The researchers are studying a gene that encodes a protein called PNRC2.
“This project started because we were interested in whether PNRC2 regulated aromatase in breast cancer,” said Chen. Instead, the researchers found mice without the gene had fewer fat cells. That effect was most pronounced in male mice.
And the mice aren’t skinny simply because they don’t eat. Associate research scientist Dujin Zhou, M.D., Ph.D., lead author of the study, actually thinks they may eat a little more than normal mice. They just don’t gain weight.
Tests showed that the special mice consume more oxygen and generate more heat than normal mice. Both can indicate a revved-up metabolism, which means that the mice expend a lot more energy than their normal, chunkier cousins. They burn off more calories from food.

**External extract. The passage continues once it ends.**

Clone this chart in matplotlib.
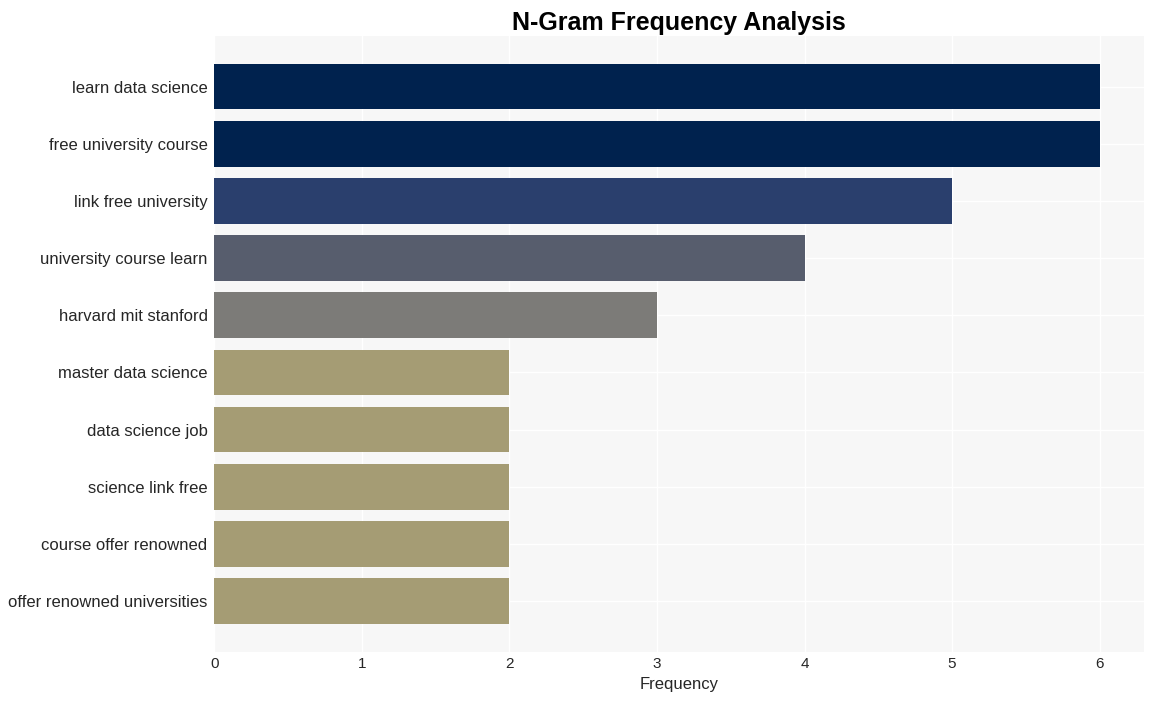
import numpy as np
from matplotlib import pyplot as plt
import matplotlib

plt.rcParams['font.family'] = ['Liberation Sans', 'DejaVu Sans']

# n-grams, top to bottom
ngrams = ['learn data science', 'free university course', 'link free university',
          'university course learn', 'harvard mit stanford', 'master data science',
          'data science job', 'science link free', 'course offer renowned',
          'offer renowned universities']
counts = [6, 6, 5, 4, 3, 2, 2, 2, 2, 2]

fig, ax = plt.subplots(figsize=(11.53, 7.01), dpi=100)
ax.set_facecolor('#f7f7f7')

cmap = matplotlib.colormaps['cividis_r']
colors = [cmap(c / max(counts)) for c in counts]

y = np.arange(len(ngrams))
ax.barh(y, counts, height=0.8, color=colors, zorder=2)
ax.set_yticks(y)
ax.set_yticklabels(ngrams, fontsize=12, color='#262626')
ax.invert_yaxis()
ax.set_xlim(0, max(counts) * 1.05)

ax.grid(True, color='white', linewidth=1, zorder=0)
ax.set_axisbelow(True)
for s in ax.spines.values():
    s.set_visible(False)
ax.tick_params(axis='y', length=0, pad=5)
ax.tick_params(axis='x', length=0, pad=4, labelsize=11, labelcolor='#262626')

ax.set_xlabel('Frequency', fontsize=12, color='#262626', labelpad=4)
ax.set_title('N-Gram Frequency Analysis', fontsize=18, fontweight='bold', pad=4)

fig.subplots_adjust(left=0.186, right=0.992, top=0.949, bottom=0.07)
fig.savefig('out.png')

Certain key proteins in the body need PNRC2 to help do their work. Zhou believes that PNRC2 may be especially critical for proteins that are key to metabolizing fats and using energy.
Metabolic disease is a new direction for Chen’s lab. “We now need to understand why these mice are thin at the molecular level,” said Chen, noting that they’re looking for drugs that block PNRC2 activity. “We are interested in whether we can manipulate PNRC2 activity and apply it to obesity in humans.”
The lean mice are about a year and a half old and still healthy, Zhou said. Research has linked calorie restriction to longer life spans in organisms from worms to mice, so the investigators will watch how long these mice — who appear calorie-restricted even though they’re not — will live. Lab mice typically live for about two years.